Suara.com - Deputi Gubernur Senior Bank Indonesia, Mirza Adityaswara menegaskan, nilai tukar rupiah bisa kembali ke level Rp11.500 terhadap dolar Amerika. Syaratnya, pemerintah baru menerapkan kebijakan proreformasi ekonomi.
"Ya bisa (kembali pada level Rp11.500) ," kata Mirza di Gedung Bank Indonesia, Senin, (13/10/2014).
Menurut Mirza, peluang The Fed (Bank Sentral Amerika) untuk menaikkan suku bunga bukan hanya tantangan bagi Indonesia, tetapi untuk semua negara.

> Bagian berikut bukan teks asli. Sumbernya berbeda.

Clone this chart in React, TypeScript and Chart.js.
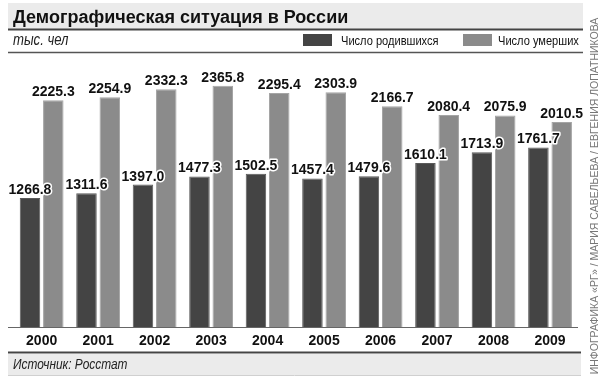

Karena itu, semua negara berkembang akan terkena dampaknya.
Kenaikan suku bunga The Fed akan membuat aliran modal keluar dari emerging market dan kembali ke Amerika Serikat. Ini akan membuat mata uang di negara emerging market akan melemah.
Mirza mengatakan, tantangan lain yang akan dihadapi adalah perlambatan ekonomi global karena masih lambatnya pertumbuhan ekonomi Cina dan juga sejumlah negara di Eropa.

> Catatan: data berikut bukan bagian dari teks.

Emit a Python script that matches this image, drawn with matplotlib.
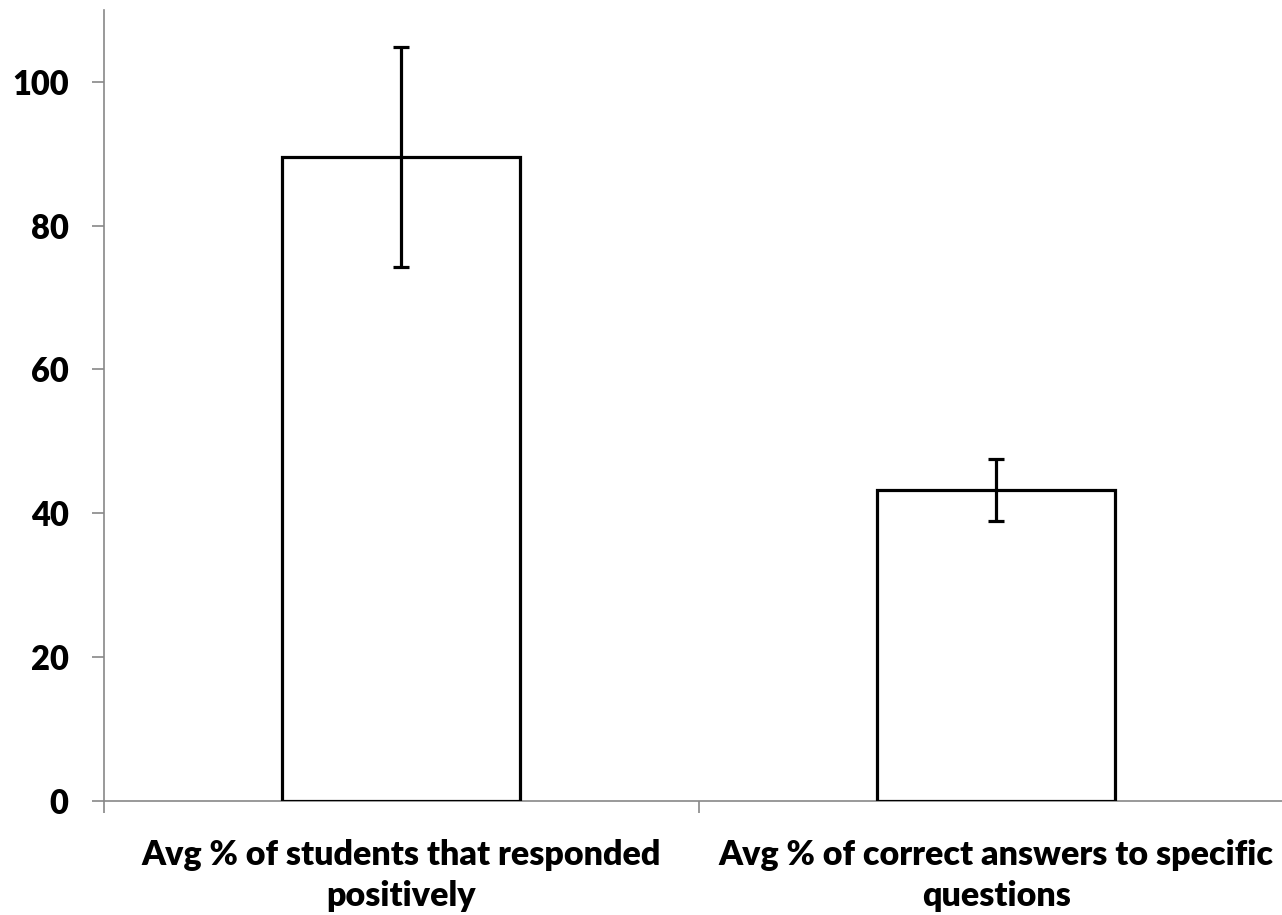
import numpy as np
import matplotlib
matplotlib.use("Agg")
import matplotlib.pyplot as plt

categories = ["Avg % of students that responded\npositively",
              "Avg % of correct answers to specific\nquestions"]
values = [89.5, 43.2]
errors = [15.3, 4.35]
yticks = [0, 20, 40, 60, 80, 100]

plt.rcParams['font.family'] = ['Lato', 'DejaVu Sans']

fig = plt.figure(figsize=(12.82, 9.15), dpi=100)
ax = fig.add_axes([104/1282, 114.5/915, 1189.5/1282, 790.5/915])

x = np.arange(len(categories))
ax.bar(x, values, width=0.4, color='white', edgecolor='black', linewidth=2.3,
       yerr=errors, error_kw=dict(ecolor='black', elinewidth=2.3, capsize=5.5, capthick=2.3),
       zorder=3)

ax.set_xlim(-0.5, 1.5)
ax.set_ylim(0, 110)

for s in ['top', 'right']:
    ax.spines[s].set_visible(False)
for s in ['left', 'bottom']:
    ax.spines[s].set_color('#888888')
    ax.spines[s].set_linewidth(1.2)

ax.set_yticks(yticks)
ax.set_yticklabels([str(t) for t in yticks], fontsize=23.5, fontweight='heavy')
ax.tick_params(axis='y', length=8.5, width=1.2, color='#888888', pad=17)

ax.set_xticks(x)
ax.set_xticklabels(categories, fontsize=24.5, fontweight='heavy', linespacing=1.35)
ax.tick_params(axis='x', which='major', length=0, pad=28)
ax.set_xticks([-0.5, 0.5, 1.5], minor=True)
ax.tick_params(axis='x', which='minor', length=8.5, width=1.2, color='#888888')

fig.savefig('out.png', dpi=100)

"Yang meningkat sekarang hanya Amerika sama Inggris. Jadi kalau kita lihat lebih detail ekonomi Indonesia apa yang melambat ya ekspor-impor cukup dalam dan impor juga melambat. Kalau ekspor melambat ya itu karena ekonomi Cina melambat, dan Eropa pun melambat sehingga mempengaruhi ekspor. Kalau impor memang melambat karena harus kurangi defisit kalau tidak makin besar," pungkasnya.

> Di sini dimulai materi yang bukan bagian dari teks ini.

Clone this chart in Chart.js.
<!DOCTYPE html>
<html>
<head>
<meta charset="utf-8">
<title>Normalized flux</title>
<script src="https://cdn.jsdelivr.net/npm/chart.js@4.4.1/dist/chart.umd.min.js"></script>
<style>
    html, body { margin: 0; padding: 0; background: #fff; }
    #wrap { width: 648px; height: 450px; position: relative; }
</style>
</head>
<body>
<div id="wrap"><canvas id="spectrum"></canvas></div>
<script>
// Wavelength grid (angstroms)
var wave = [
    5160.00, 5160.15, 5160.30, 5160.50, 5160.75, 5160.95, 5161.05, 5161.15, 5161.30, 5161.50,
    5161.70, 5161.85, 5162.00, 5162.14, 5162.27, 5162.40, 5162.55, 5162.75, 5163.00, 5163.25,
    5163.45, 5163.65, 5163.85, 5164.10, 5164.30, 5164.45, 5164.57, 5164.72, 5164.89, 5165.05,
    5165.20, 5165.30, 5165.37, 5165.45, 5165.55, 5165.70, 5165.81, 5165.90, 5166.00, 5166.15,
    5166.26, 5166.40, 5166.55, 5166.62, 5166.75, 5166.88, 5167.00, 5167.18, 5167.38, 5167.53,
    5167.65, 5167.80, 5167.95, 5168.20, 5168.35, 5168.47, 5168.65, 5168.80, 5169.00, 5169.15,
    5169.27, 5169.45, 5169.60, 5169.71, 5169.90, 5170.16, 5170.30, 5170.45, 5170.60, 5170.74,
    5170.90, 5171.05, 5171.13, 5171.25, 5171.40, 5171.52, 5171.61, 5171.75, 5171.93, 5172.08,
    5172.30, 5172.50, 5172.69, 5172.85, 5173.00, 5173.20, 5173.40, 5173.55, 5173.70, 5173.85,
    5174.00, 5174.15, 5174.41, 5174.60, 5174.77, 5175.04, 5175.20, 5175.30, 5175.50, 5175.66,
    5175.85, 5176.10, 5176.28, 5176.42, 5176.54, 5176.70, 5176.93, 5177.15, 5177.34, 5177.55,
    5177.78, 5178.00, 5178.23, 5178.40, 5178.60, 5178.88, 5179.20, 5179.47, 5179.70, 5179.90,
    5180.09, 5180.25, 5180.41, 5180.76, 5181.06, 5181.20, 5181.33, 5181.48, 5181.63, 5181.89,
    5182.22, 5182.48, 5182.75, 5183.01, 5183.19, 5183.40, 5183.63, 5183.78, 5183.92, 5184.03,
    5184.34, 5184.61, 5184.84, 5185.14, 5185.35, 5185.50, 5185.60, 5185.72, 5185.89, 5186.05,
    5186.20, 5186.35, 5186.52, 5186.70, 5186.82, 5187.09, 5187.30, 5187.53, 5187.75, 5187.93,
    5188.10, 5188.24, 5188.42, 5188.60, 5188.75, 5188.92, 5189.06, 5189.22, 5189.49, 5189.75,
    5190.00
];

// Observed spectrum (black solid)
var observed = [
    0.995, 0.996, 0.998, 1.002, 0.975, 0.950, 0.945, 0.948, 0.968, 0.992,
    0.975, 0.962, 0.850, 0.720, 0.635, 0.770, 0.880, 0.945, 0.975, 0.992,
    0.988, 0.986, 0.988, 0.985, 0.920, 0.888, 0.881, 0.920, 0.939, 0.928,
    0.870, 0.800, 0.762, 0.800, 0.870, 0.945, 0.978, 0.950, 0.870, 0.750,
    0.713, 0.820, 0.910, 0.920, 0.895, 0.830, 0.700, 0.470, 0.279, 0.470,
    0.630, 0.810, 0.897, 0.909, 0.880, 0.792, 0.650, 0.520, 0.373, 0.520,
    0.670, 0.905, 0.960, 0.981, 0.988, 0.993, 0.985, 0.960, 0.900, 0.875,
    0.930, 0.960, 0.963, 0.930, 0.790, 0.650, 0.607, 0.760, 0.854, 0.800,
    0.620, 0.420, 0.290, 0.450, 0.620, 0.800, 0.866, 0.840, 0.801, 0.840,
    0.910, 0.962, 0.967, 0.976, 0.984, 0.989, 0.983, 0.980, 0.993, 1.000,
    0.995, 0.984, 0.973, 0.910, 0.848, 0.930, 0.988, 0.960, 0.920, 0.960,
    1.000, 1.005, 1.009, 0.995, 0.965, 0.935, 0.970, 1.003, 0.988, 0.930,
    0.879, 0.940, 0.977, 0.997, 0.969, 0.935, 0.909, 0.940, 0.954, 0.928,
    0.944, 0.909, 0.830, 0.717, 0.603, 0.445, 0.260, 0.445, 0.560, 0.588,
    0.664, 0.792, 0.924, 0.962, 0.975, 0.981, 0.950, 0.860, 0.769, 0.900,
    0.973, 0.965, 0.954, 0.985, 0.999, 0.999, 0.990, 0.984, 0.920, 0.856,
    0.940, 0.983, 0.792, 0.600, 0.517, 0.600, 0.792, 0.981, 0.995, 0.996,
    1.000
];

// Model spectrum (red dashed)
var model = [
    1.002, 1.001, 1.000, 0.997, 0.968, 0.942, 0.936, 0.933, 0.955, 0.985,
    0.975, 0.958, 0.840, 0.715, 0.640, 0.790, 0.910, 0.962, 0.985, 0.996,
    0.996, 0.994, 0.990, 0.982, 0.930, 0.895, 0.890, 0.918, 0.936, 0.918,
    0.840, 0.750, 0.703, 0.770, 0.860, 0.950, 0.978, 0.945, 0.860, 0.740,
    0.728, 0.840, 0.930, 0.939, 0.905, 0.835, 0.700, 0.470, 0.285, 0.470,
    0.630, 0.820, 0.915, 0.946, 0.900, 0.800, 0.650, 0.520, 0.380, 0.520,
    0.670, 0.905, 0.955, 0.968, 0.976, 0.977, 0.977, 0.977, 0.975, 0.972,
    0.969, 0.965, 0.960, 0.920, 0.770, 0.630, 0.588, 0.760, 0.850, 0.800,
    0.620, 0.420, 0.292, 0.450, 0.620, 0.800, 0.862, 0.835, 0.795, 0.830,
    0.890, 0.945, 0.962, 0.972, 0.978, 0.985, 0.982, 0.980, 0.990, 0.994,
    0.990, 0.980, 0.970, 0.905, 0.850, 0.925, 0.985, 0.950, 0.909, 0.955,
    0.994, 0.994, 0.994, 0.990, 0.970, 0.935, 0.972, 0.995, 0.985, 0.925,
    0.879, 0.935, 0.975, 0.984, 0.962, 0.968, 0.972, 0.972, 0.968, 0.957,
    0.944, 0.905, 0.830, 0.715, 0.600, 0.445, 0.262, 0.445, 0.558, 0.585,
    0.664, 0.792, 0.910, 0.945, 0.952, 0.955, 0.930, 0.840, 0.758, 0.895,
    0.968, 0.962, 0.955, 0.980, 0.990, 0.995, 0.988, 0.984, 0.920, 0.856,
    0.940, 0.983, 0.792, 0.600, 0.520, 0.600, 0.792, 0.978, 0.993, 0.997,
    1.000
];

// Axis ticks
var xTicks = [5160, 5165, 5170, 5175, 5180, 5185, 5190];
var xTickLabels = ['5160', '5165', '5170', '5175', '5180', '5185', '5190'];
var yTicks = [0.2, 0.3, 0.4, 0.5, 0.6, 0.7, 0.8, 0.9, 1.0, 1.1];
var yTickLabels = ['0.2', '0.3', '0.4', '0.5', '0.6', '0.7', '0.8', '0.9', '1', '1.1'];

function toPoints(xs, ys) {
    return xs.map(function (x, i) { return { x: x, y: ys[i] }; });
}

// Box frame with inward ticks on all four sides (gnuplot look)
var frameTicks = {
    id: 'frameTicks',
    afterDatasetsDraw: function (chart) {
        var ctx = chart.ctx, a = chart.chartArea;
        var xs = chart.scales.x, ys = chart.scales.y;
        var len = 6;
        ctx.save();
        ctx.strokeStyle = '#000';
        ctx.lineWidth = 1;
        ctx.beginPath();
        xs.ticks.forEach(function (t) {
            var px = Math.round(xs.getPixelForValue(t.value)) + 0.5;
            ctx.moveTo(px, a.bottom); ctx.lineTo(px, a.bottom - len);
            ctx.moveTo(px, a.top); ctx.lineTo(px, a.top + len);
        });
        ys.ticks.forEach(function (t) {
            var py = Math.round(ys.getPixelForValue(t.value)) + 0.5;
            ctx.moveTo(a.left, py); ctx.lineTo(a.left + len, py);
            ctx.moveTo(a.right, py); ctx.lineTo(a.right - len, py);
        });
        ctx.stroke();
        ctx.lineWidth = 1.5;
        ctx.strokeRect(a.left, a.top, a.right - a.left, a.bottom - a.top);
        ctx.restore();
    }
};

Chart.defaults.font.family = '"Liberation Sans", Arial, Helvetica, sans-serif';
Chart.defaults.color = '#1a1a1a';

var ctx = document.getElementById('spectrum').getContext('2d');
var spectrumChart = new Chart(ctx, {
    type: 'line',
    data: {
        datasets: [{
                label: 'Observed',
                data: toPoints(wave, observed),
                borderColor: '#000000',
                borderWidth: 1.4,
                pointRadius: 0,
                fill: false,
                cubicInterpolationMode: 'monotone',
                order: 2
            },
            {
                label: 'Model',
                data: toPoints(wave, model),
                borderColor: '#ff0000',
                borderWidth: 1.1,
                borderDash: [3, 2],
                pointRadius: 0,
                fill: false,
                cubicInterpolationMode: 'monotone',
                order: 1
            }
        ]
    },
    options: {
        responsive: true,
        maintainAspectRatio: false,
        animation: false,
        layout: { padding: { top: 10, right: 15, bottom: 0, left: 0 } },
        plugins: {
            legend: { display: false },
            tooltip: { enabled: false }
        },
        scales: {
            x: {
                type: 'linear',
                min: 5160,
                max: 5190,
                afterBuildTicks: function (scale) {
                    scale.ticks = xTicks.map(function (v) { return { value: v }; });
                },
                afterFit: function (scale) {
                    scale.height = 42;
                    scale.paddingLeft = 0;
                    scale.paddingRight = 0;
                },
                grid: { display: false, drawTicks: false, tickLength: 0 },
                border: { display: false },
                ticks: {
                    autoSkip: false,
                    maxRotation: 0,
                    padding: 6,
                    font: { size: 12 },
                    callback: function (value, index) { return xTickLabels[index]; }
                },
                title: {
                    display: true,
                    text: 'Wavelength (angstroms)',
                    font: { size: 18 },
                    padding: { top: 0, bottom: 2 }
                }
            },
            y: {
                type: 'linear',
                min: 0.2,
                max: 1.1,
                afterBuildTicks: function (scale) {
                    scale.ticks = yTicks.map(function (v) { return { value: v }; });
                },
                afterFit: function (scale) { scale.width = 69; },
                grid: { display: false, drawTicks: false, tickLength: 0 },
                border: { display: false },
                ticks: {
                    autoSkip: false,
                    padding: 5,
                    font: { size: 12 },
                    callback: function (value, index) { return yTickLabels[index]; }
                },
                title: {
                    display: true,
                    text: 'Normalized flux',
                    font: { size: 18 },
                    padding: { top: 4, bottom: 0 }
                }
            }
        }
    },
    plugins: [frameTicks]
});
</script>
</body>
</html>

Saat ini, nilai tukar rupiah masih di posisi Rp12.186 per dolar Amerika. Pergerakan rupiah masih terbatas menyusul sejumlah laju mata uang di negara-negara berkembang yang cenderung masih dalam tekanan terhadap dolar Amerika menyusul adanya kecemasan dari pemulihan perekonomian negara-negara di Eropa.